Have you ever wondered how shining sunlight on a solar panel creates electricity?
It is, unsurprisingly, quite a complex operation. It’s called the photovoltaic (PV) effect, and in this article I will try and explain it as simply as I can.
An atom consists of protons (positive charge), neutrons (neutral charge), and electrons (negative charge). Electron movement – that is, electrons moving from one atom to another (DC), or moving back and forth (AC) – is what we call electricity.
You start with atoms of silicon, a metalloid (meaning it has properties between that of a metal and non-metal). The biggest producer of silicon is China, followed by Russia and then the USA. Solar panels are usually made of silicon, and it’s this element that does all the hard work. However, silicon by itself is not a very good conductor of electricity.
However, you can “dope” silicon with other atoms, such as boron or phosphorous. Doping is adding a small number of atoms to a large number of another – for example, 1 boron atom in 10 silicon atoms. In actuality, it’s even less than that – perhaps one in a trillion.
Adding one boron atom to a group of silicon atoms creates one “hole” – a space where an electron would be in pure silicon, but isn’t. This is called p-type doping (p is for positive – as there is one fewer electron than in a normal “neutral” state, this makes the resulting mix slightly positive).
Adding one phosphorous atom to a group of silicon atoms adds one extra electron. This is called n-type doping (n for negative, for opposite reasons to p-type).

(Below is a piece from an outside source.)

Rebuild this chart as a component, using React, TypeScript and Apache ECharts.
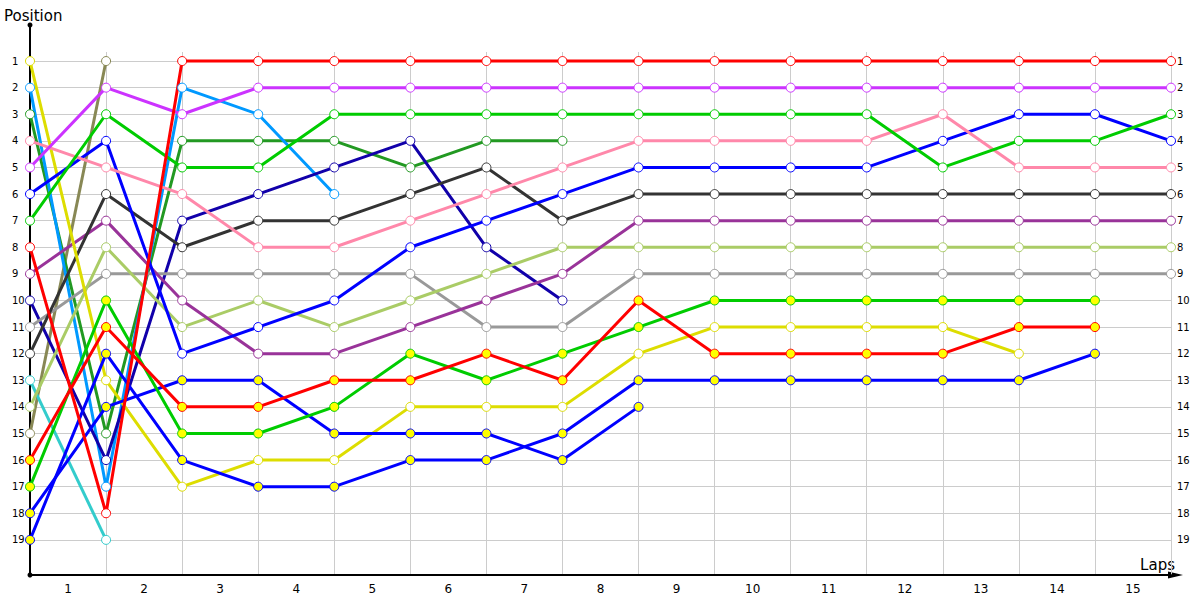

The magic happens when you bring some n-type material next to some p-type material, and create what’s called a p-n junction. Some of the extra electrons in the n-type move to the holes in the p-type, recombine, and create what’s called a depletion region (also known as the charge space region) between the n-type and p-type. Once this depletion region reaches a certain size (depending on the doping concentration), no more electrons can flow across the border, as an electric field is induced across the junction.
Bring in the sun. As rays of sun (called photons) enter the p-n junction (especially in the depletion zone), the solar energy (which we normally feel as heat) is absorbed. This gives some of the electrons enough energy to “break free”, and creates a new electron-hole pair – that is, a free electron, and an electrically-charged space where an electron should be.
Now, remember one side of the depletion zone has extra holes (p-type) and one side has extra electrons (n-type)? Well, this photon-generated electron (negative charge) is attracted to the holes in the p-type side (positive charge), and the photon-generated hole (positive charge) is attracted to the electrons in the n-type side (negative charge). If the p-type and n-type sides are connected through a load – that is, an external circuit, which could include your toaster or TV – the photon-generated electrons and holes can leave the p-n junction and travel towards each other through the wires – and through the toaster and the TV – and eventually recombine. This flow of electrons (and holes) is the electricity generated by solar PV – flowing through the toaster and TV is what makes them work!
As an aside, this is also how LEDs work – but in reverse! If you apply current/voltage to a p-n junction, the extra energy escapes as light.